### AIM OF THE TASK
Take the lines from the top down to and including the one with "Chart.register(...registerables);" and repeat them exactly. Omit images.

[Start SUPPLIED INFORMATION]

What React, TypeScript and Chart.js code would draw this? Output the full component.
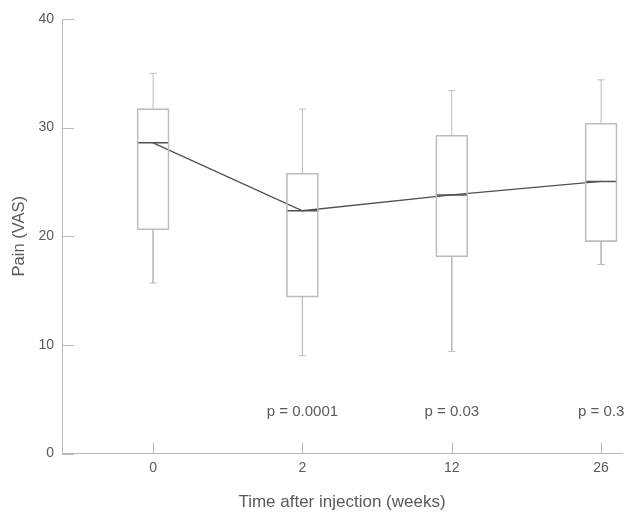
import React, { useEffect, useRef } from "react";
import { Chart, registerables } from "chart.js";

Chart.register(...registerables);

const categories = ["0", "2", "12", "26"];
const whiskerMin = [15.7, 9.0, 9.4, 17.4];
const q1 = [20.6, 14.4, 18.1, 19.5];
const median = [28.6, 22.35, 23.8, 25.05];
const q3 = [31.75, 25.8, 29.3, 30.4];
const whiskerMax = [35.0, 31.7, 33.4, 34.4];
const pValues = ["", "p = 0.0001", "p = 0.03", "p = 0.3"];
const pValueY = 3.8;
const yTicks = [0, 10, 20, 30, 40];

const BOX = "#bcbcbc";
const AXIS = "#b8b8b8";
const TEXT = "#5a5a5a";
const MED = "#505050";
const FONT = "'Liberation Sans', Arial, sans-serif";

const idx = categories.map((_, i) => i);

const segments = (a: number[], b: number[]) => {
  const out: { x: number; y: number | null }[] = [];
  idx.forEach((i) => {
    out.push({ x: i, y: a[i] });
    out.push({ x: i, y: b[i] });
    out.push({ x: i + 0.5, y: null });
  });
  return out;
};

const extrasPlugin = {
  id: "extras",
  afterDatasetsDraw(chart: any) {
    const { ctx, scales, chartArea } = chart;
    const xs = scales.x;
    const ys = scales.y;
    ctx.save();
    ctx.strokeStyle = AXIS;
    ctx.lineWidth = 1;
    // inward y ticks
    yTicks.forEach((v) => {
      const py = Math.round(ys.getPixelForValue(v)) + 0.5;
      ctx.beginPath();
      ctx.moveTo(chartArea.left, py);
      ctx.lineTo(chartArea.left + 12, py);
      ctx.stroke();
    });
    // inward x ticks
    idx.forEach((i) => {
      const px = Math.round(xs.getPixelForValue(i)) + 0.5;
      ctx.beginPath();
      ctx.moveTo(px, chartArea.bottom);
      ctx.lineTo(px, chartArea.bottom - 11);
      ctx.stroke();
    });
    // p-values
    ctx.fillStyle = TEXT;
    ctx.font = "15px " + FONT;
    ctx.textAlign = "center";
    ctx.textBaseline = "middle";
    idx.forEach((i) => {
      if (pValues[i]) ctx.fillText(pValues[i], xs.getPixelForValue(i), ys.getPixelForValue(pValueY));
    });
    ctx.restore();
  },
};

export default function App() {
  const ref = useRef<HTMLCanvasElement>(null);
  useEffect(() => {
    document.body.style.margin = "0";
    const chart = new Chart(ref.current!, {
      type: "bar",
      data: {
        datasets: [
          {
            type: "line",
            data: segments(q3, whiskerMax),
            borderColor: BOX,
            borderWidth: 1,
            pointRadius: 0,
            spanGaps: false,
          } as any,
          {
            type: "line",
            data: segments(q1, whiskerMin),
            borderColor: BOX,
            borderWidth: 1,
            pointRadius: 0,
            spanGaps: false,
          } as any,
          {
            type: "scatter",
            data: idx.flatMap((i) => [
              { x: i, y: whiskerMax[i] },
              { x: i, y: whiskerMin[i] },
            ]),
            pointStyle: "line",
            pointRadius: 3.5,
            borderColor: BOX,
            pointBorderWidth: 1,
          } as any,
          {
            type: "bar",
            data: idx.map((i) => ({ x: i, y: [q1[i], q3[i]] })),
            backgroundColor: "rgba(255,255,255,0)",
            borderColor: BOX,
            borderWidth: 1,
            borderSkipped: false,
            barThickness: 32,
          } as any,
          {
            type: "scatter",
            data: idx.map((i) => ({ x: i, y: median[i] })),
            pointStyle: "line",
            pointRadius: 16,
            borderColor: MED,
            pointBorderWidth: 1.5,
          } as any,
          {
            type: "line",
            data: idx.map((i) => ({ x: i, y: median[i] })),
            borderColor: MED,
            borderWidth: 1.3,
            pointRadius: 0,
            tension: 0,
          } as any,
        ],
      },
      options: {
        animation: false,
        responsive: false,
        maintainAspectRatio: false,
        layout: { padding: { left: 0, right: 18, top: 19, bottom: 0 } },
        plugins: { legend: { display: false }, tooltip: { enabled: false } },
        scales: {
          x: {
            type: "linear",
            min: -0.61,
            max: 3.14,
            offset: false,
            afterFit: (s: any) => {
              s.height = 61.5;
            },
            afterBuildTicks: (s: any) => {
              s.ticks = idx.map((i) => ({ value: i }));
            },
            grid: { display: true, drawOnChartArea: false, drawTicks: false, color: AXIS },
            border: { display: true, color: AXIS, width: 1 },
            ticks: {
              color: TEXT,
              font: { family: FONT, size: 14 },
              padding: 6,
              callback: (v: any) => categories[v as number] ?? "",
              maxRotation: 0,
            },
            title: {
              display: true,
              text: "Time after injection (weeks)",
              color: TEXT,
              font: { family: FONT, size: 17 },
              padding: { top: 0, bottom: 2 },
            },
          },
          y: {
            type: "linear",
            min: 0,
            max: 40,
            afterFit: (s: any) => {
              s.width = 62;
            },
            afterBuildTicks: (s: any) => {
              s.ticks = yTicks.map((v) => ({ value: v }));
            },
            grid: { display: true, drawOnChartArea: false, drawTicks: false, color: AXIS },
            border: { display: true, color: AXIS, width: 1 },
            ticks: {
              color: TEXT,
              font: { family: FONT, size: 14 },
              padding: 8,
            },
            title: {
              display: true,
              text: "Pain (VAS)",
              color: TEXT,
              font: { family: FONT, size: 16.5 },
              padding: { top: 10, bottom: 0 },
            },
          },
        },
      },
      plugins: [extrasPlugin],
    } as any);
    return () => chart.destroy();
  }, []);
  return (
    <div style={{ position: "fixed", left: 0, top: 0, width: 640, height: 515 }}>
      <canvas ref={ref} width={640} height={515} />
    </div>
  );
}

[End SUPPLIED INFORMATION]

### RESULT OF THIS EXERCISE
What React, TypeScript and Chart.js code would draw this? Output the full component.
import React, { useEffect, useRef } from "react";
import { Chart, registerables } from "chart.js";

Chart.register(...registerables);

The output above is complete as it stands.